Well it was war and the usaf did drop millions of leaflets warning of possible massive mombing incoming. Not really terrorism.
It was used to induce a surrender from the Japanese military. An incation campaign of Japanese home islands would have led to even more deaths.
I'm not sure how you can argue that it didn't meet the definition of terrorism. It achieved the war aims, of getting the Japanese to surrender, by terrorising the civilian population. How is that not terrorism?
From what I've read, I do believe your second point is correct - but since when does that make something not terrorism? If Hamas were to set off a big enough suicide bomb that killed so many civilians that Israel surrendered and abandoned the entire region, thus averting N more decades of deaths on both sides, that would still, without question, be terrorism, no?

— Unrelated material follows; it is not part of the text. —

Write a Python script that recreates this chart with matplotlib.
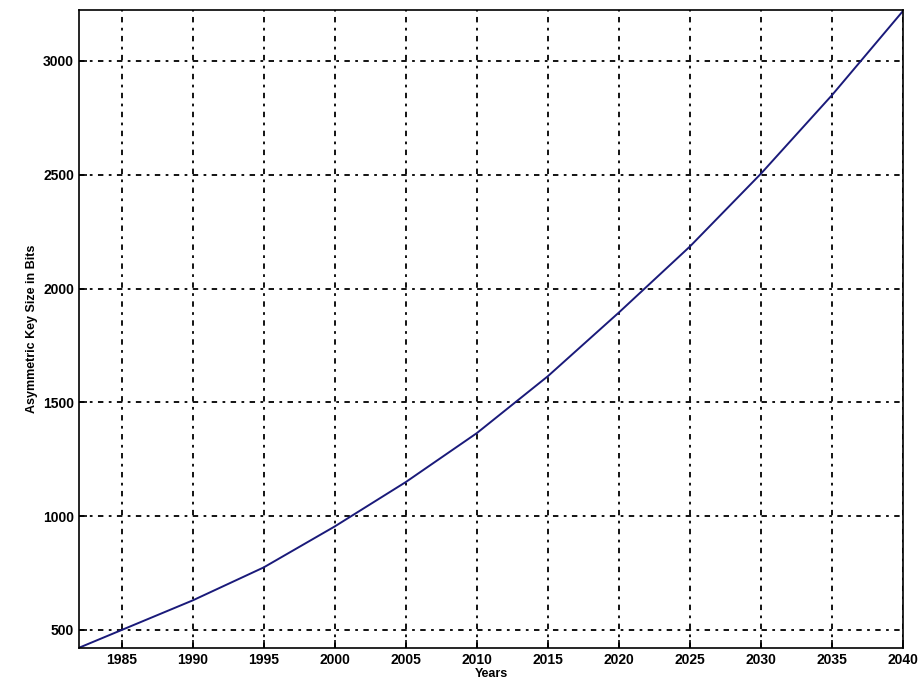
import matplotlib
matplotlib.use("Agg")
import matplotlib.pyplot as plt

# values
years = [1982, 1985, 1990, 1995, 2000, 2005, 2010, 2015, 2020, 2025, 2030, 2035, 2040]
key_bits = [422, 500, 630, 775, 955, 1150, 1365, 1615, 1895, 2185, 2505, 2850, 3220]
xticks = [1985, 1990, 1995, 2000, 2005, 2010, 2015, 2020, 2025, 2030, 2035, 2040]
yticks = [500, 1000, 1500, 2000, 2500, 3000]

plt.rcParams['font.family'] = ['Liberation Sans', 'DejaVu Sans']

fig = plt.figure(figsize=(9.21, 6.90), dpi=100)
ax = fig.add_axes([0.0858, 0.0609, 0.8947, 0.9246])

ax.plot(years, key_bits, color='#1a1a7a', linewidth=1.4)

ax.set_xlim(1982, 2040)
ax.set_ylim(421, 3224)
ax.set_xticks(xticks)
ax.set_yticks(yticks)
ax.tick_params(direction='in', length=6, width=1.2, labelsize=10)
for lbl in ax.get_xticklabels() + ax.get_yticklabels():
    lbl.set_fontweight('bold')

ax.grid(True, color='black', linestyle=(0, (3, 3, 1.5, 3)), linewidth=1.3)
for s in ax.spines.values():
    s.set_linewidth(1.2)

ax.set_xlabel('Years', fontsize=9, fontweight='bold', labelpad=1)
ax.set_ylabel('Asymmetric Key Size in Bits', fontsize=9, fontweight='bold', labelpad=4)

fig.savefig('out.png', dpi=100)
plt.close(fig)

You are getting into discussing the rights-and-wrongs of the cause for which the terrorism is employed, but that's surely not part of the definition?
Maybe the worst kind of terrorism is that in a cause that is incoherent or otherwise stands no chance of ever winning (like the Unabomber or ISIS, I would say), because that will never make itself unnecessary.
When looking at Northern Ireland it sometimes seems to me that terrorism worked for both sides. The IRA bombed their way to the negotiating table, while the British (with 'shoot to kill' and collusion with loyalist terror) sapped the will of the Republicans to continue with the armed struggle. Though I suppose its unclear because the peace depends on nobody giving an answer to the question of 'who won'.
Edit - damn Brexit is in danger of threatening that usefull ambiguity.